During the ’80s and ’90s, African artists were tasked with making Hollywood movie posters seem as exciting as possible, regardless of plot. Not only that, a fair share of the time they were creating promotional material for films they hadn’t even see. Their works had to sell tickets, so if the movie was said to be gory, the poster had to be the goriest (we’re talking skulls, blood, skulls dripping blood, crushed skulls, etc).
Arguably most of these hand-painted posters were produced in Ghana. “World cinema is a lingua franca we all understand,” Los Angeles Ernie Wolfe art dealer and collector told The Atlantic. He first noted these unusual cinema advertisements while traveling in the country in 1990. “These posters appeal to people because [they] invite this really incredible dialogue—a comparison between what you know of a film and how the painter imagined it. And they’re also just really good art.”

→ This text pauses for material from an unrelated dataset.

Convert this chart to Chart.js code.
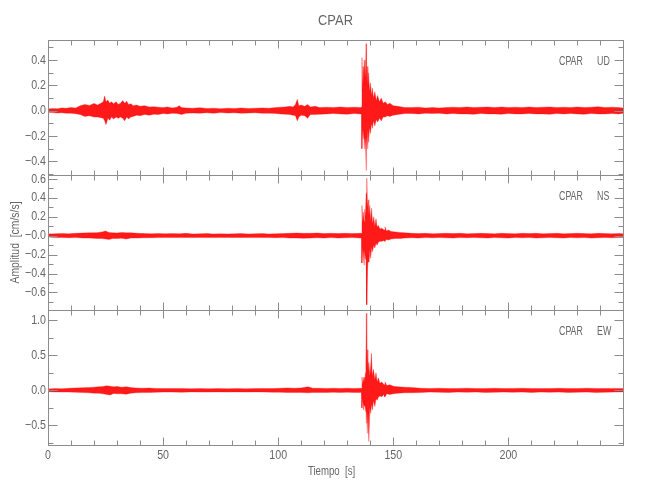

During the military dictatorships of the 1970s and ’80s, restrictive laws cut off the importation of the large-scale offset printing presses, usually used for poster making everywhere else in the world. Because of that, Ghanaians hand-crafted movie posters and other signage well into the 1990s.

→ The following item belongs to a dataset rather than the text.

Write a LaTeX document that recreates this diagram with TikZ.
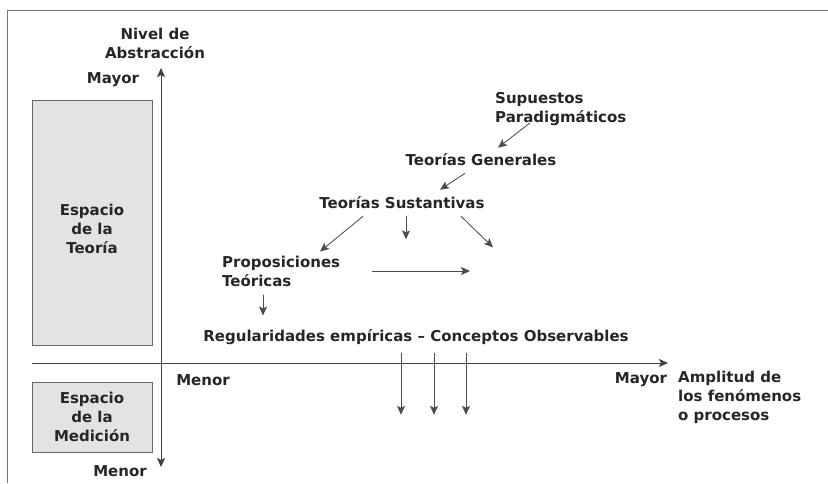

The only restriction was the size of the canvases. Any particular one had to fit on one side of a 50kg flour bag or two sides stitched together. Apart from that, there were no limits.
However, with changes in political climate and technology, the hand-crafted posters eventually became obsolete. Until art collectors from the West took an interest. Now, rare vintage works are being sold for as much as $15,000. As the new global market opened, local artists started to create these posters anew.